Exercise prompt
Your job is to retype all of the data word for word, leaving every image out.
>>>
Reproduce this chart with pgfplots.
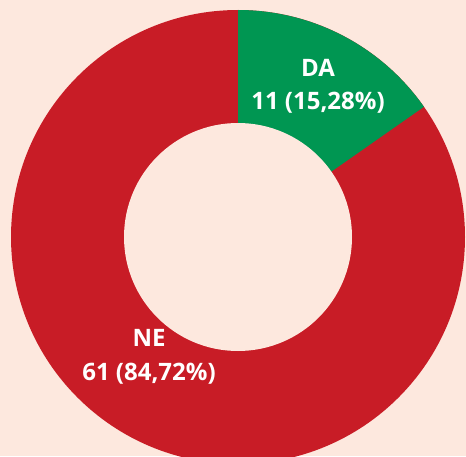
\documentclass[border=0pt]{standalone}
\usepackage{pgfplots}
\pgfplotsset{compat=1.18}
\usepackage{pgfplotstable}
\usepackage{fontspec}
\setmainfont{Open Sans}

\definecolor{bgpeach}{HTML}{FDE8DE}
\definecolor{nered}{HTML}{C81C26}
\definecolor{dagreen}{HTML}{009652}

% answers: label, count
\pgfplotstableread[col sep=comma]{
label,value
DA,11
NE,61
}\votes

\begin{document}
\begin{tikzpicture}
\pgfplotstablegetelem{0}{value}\of\votes \let\vda\pgfplotsretval
\pgfplotstablegetelem{1}{value}\of\votes \let\vne\pgfplotsretval
\pgfmathsetmacro{\tot}{\vda+\vne}
\pgfmathsetmacro{\aend}{90-360*\vda/\tot}
\begin{axis}[
  x=1pt, y=1pt,
  xmin=0, xmax=466, ymin=0, ymax=456,
  hide axis, clip=true,
]
\def\cx{238}\def\cy{219}\def\Ro{227}\def\Ri{114}
\fill[bgpeach] (axis cs:0,0) rectangle (axis cs:466,456);
\fill[nered] (axis cs:\cx,\cy) circle[radius=\Ro pt];
\fill[dagreen] (axis cs:\cx,\cy) -- ++(90:\Ro pt)
  arc[start angle=90, end angle=\aend, radius=\Ro pt] -- cycle;
\fill[bgpeach] (axis cs:\cx,\cy) circle[radius=\Ri pt];
\node[text=white, font=\fontsize{24}{33}\selectfont\bfseries, align=center]
  at (axis cs:318,370) {DA\\11 (15,28\%)};
\node[text=white, font=\fontsize{24}{34}\selectfont\bfseries, align=center]
  at (axis cs:149,99) {NE\\61 (84,72\%)};
\end{axis}
\end{tikzpicture}
\end{document}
<<<
Solved exercise
Reproduce this chart with pgfplots.
\documentclass[border=0pt]{standalone}
\usepackage{pgfplots}
\pgfplotsset{compat=1.18}
\usepackage{pgfplotstable}
\usepackage{fontspec}
\setmainfont{Open Sans}

\definecolor{bgpeach}{HTML}{FDE8DE}
\definecolor{nered}{HTML}{C81C26}
\definecolor{dagreen}{HTML}{009652}

% answers: label, count
\pgfplotstableread[col sep=comma]{
label,value
DA,11
NE,61
}\votes

\begin{document}
\begin{tikzpicture}
\pgfplotstablegetelem{0}{value}\of\votes \let\vda\pgfplotsretval
\pgfplotstablegetelem{1}{value}\of\votes \let\vne\pgfplotsretval
\pgfmathsetmacro{\tot}{\vda+\vne}
\pgfmathsetmacro{\aend}{90-360*\vda/\tot}
\begin{axis}[
  x=1pt, y=1pt,
  xmin=0, xmax=466, ymin=0, ymax=456,
  hide axis, clip=true,
]
\def\cx{238}\def\cy{219}\def\Ro{227}\def\Ri{114}
\fill[bgpeach] (axis cs:0,0) rectangle (axis cs:466,456);
\fill[nered] (axis cs:\cx,\cy) circle[radius=\Ro pt];
\fill[dagreen] (axis cs:\cx,\cy) -- ++(90:\Ro pt)
  arc[start angle=90, end angle=\aend, radius=\Ro pt] -- cycle;
\fill[bgpeach] (axis cs:\cx,\cy) circle[radius=\Ri pt];
\node[text=white, font=\fontsize{24}{33}\selectfont\bfseries, align=center]
  at (axis cs:318,370) {DA\\11 (15,28\%)};
\node[text=white, font=\fontsize{24}{34}\selectfont\bfseries, align=center]
  at (axis cs:149,99) {NE\\61 (84,72\%)};
\end{axis}
\end{tikzpicture}
\end{document}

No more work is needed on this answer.